Der Ölpreis ist zuletzt so stark abgestürzt wie seit Jahrzehnten nicht mehr. Am 19. Februar lag der Preis für ein Barrel der Nordseesorte Brent noch bei fast 60 US-Dollar - am 1. April waren es dann bloß noch rund 25 Dollar. Der Preisverfall ist unter anderem eine Folge der deutlich gesunkenen Nachfrage aufgrund der Corona-Krise. In vielen Ländern steht das Alltagsleben mehr oder weniger still, entsprechend wird auch deutlich weniger Roh- oder Heizöl beziehungsweise Treibstoff verbraucht.

Hinzu kommt, dass sich die "Opec+"-Mitglieder bei ihrem bislang letzten Minister-Treffen Anfang März nicht auf eine gemeinsame Strategie ab dem 1. April einigen konnten. Der Ölpreis hatte damals schon mit Einbrüchen auf die Corona-Krise reagiert, das Treffen der "Opec+" in Wien fand unter besonderen Sicherheitsvorkehrungen statt. Doch statt einer gemeinsamen Strategie verkündeten die Schwergewichte Russland und Saudi-Arabien einen Preiskampf. Beide Seiten kündigten eine Ausweitung der Rohöl-Produktion an - und schickten den Ölpreis so erst recht in den Keller. Nun ist der Druck für eine Zusammenarbeit umso größer.

"Die große Frage ist, ob die "Opec+" schon in Vorleistung geht ohne genau zu wissen, ob die anderen Länder wirklich mitmachen werden", sagte Commerzbank-Analyst Carsten Fritsch. Er geht davon aus, dass die "Opec+" die Hilfe der USA zur Bedingung macht - und andernfalls die aktuellen Produktionsüberschüsse in Kauf nehmen würde. "Dann dürfte es für den Ölpreis wirklich ernst werden." Schon am Freitag soll - unter dem Vorsitz des Opec-Schwergewichts Saudi-Arabien - eine Schalte der Energieminister der G20-Staaten folgen, bei der ebenfalls Mitstreiter gewonnen werden könnten.

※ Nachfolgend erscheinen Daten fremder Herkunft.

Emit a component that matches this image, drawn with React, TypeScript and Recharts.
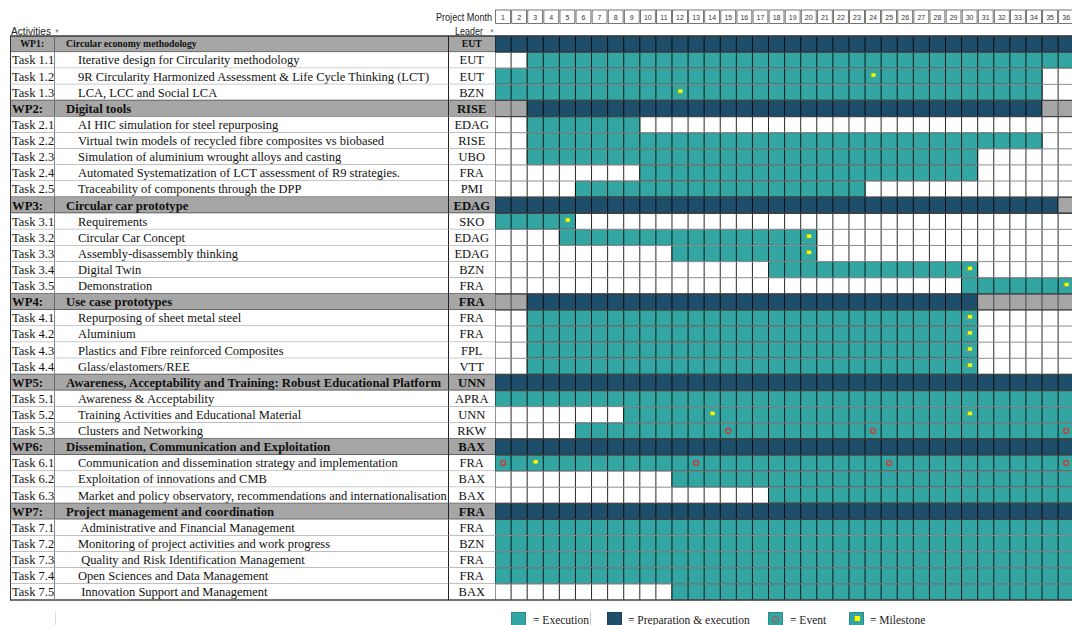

Die zuletzt immer wieder kolportierte Kürzung um insgesamt zehn Millionen Barrel Öl pro Tag hält Fritsch für gerade groß genug, um den aktuellen Ölpreis von rund 32 US-Dollar pro Barrel (Brent) beibehalten zu können. "Man muss schauen, welches Ausgangsniveau bei den Verhandlungen festgelegt wird. Zehn Millionen Barrel weniger als Anfang April wären zu wenig. Schließlich haben Russland und Saudi-Arabien im Preiskrieg ja ihre Produktion hochgefahren."

Eine Kürzung der Rohölproduktion von zehn Millionen Barrel am Tag entspräche etwa zehn Prozent der gesamten, weltweiten Produktion vor der Corona-Krise. Der Anteil der 13 Opec-Staaten am globalen Ölmarkt betrug zuletzt etwas weniger als 30 Prozent, gemeinsam mit den zehn Kooperationspartnern ("Opec+") sind es rund 45 Prozent. Das gesamte Bündnis der "Opec+" wird sehr stark von den beiden Schwergewichten Saudi-Arabien und Russland bestimmt und hängt entsprechend auch stark von deren Einigkeit ab.